The growth mechanism is the same as for flowstone: meteoric water that finds its way down into the cave from the surface tends to become slightly acidic, picking up carbon dioxide, especially if traveling through vegetation and soil. This helps it dissolve a bit of the limestone it is passing through. When it enters the cave, some of this carbon dioxide naturally off gasses into the air, at which time the water is unable to hold as much dissolved limestone in solution. It precipitates out as a mineral form, calcite, which deposits in crystalline form.

As can be seen in the intensely corroded specimen of the first photo, stalagmites are built up from many successive growth layers. As can’t be seen in the photo, each layer is made up of tiny, elongate calcite crystals oriented roughly perpendicular to the growing surface. If drip water evaporates from the stalagmite surface, layers of minute aragonite crystals may also develop. Darkly stained layers attest to the episodic influx of impurities, usually organics.

Stalagmites take on a variety of forms, from typical rounded top shapes (photo #2) to tall, spindly “broomsticks” (photo #3) to ornate, multi-tiered towers (photo #4). Shape is determined largely by drip rate, ceiling height, cave atmosphere conditions, and the carbonate chemistry of the drip water solution.

Broomsticks, for instance, form where deposition of calcite occurs rapidly before drip water has a chance to dribble down along the sides of the stalagmite. Oddly, these conditions occur both in the tropics, where high carbon dioxide levels inherited from overlying soils cause rapid degassing and deposition, and in arid regions, where deposition can be accelerated by evaporation.

The towers of photo #4 have formed beneath a high ceiling, but here receive many rapid drips since they immediately underlie a surface canyon. Overhanging tiers are again the result of drip splash.

Many stalagmites can be absolutely dated by virtue of naturally occurring radioactive isotopes which substitute for calcium as the formation is deposited. The original (“parent”) isotopes decay to “daughter” isotopes at a predictable rate, so that the ratio of the two allows calculation of the time since deposition. The stalagmite’s natural clock has thus allowed dating of associated paleontological and archaeological finds, as well as records of past climate registered in the stalagmites themselves.

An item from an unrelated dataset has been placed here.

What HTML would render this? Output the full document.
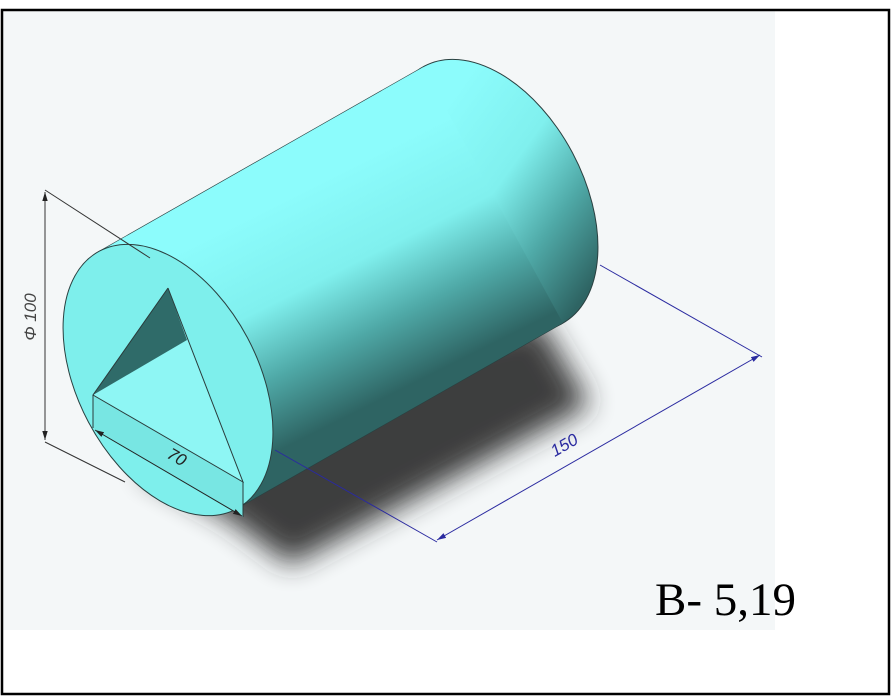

An article published in December 2019 in the Proceedings of the Royal Society addressed the issue of stalagmite width. Using high-speed imaging, the authors showed that stalagmite widths are a function of the dispersal of drips hitting the top, as might be expected. What surprised them, however, was that the dispersal of the drops is not simply explained by ceiling height but also the influence of the drops going through the friction of an atmosphere caused them not to fall in a straight line. Note that this is different from the influence of a cave wind that might cause predictable deflections in the growth of stalagmites and stalactites.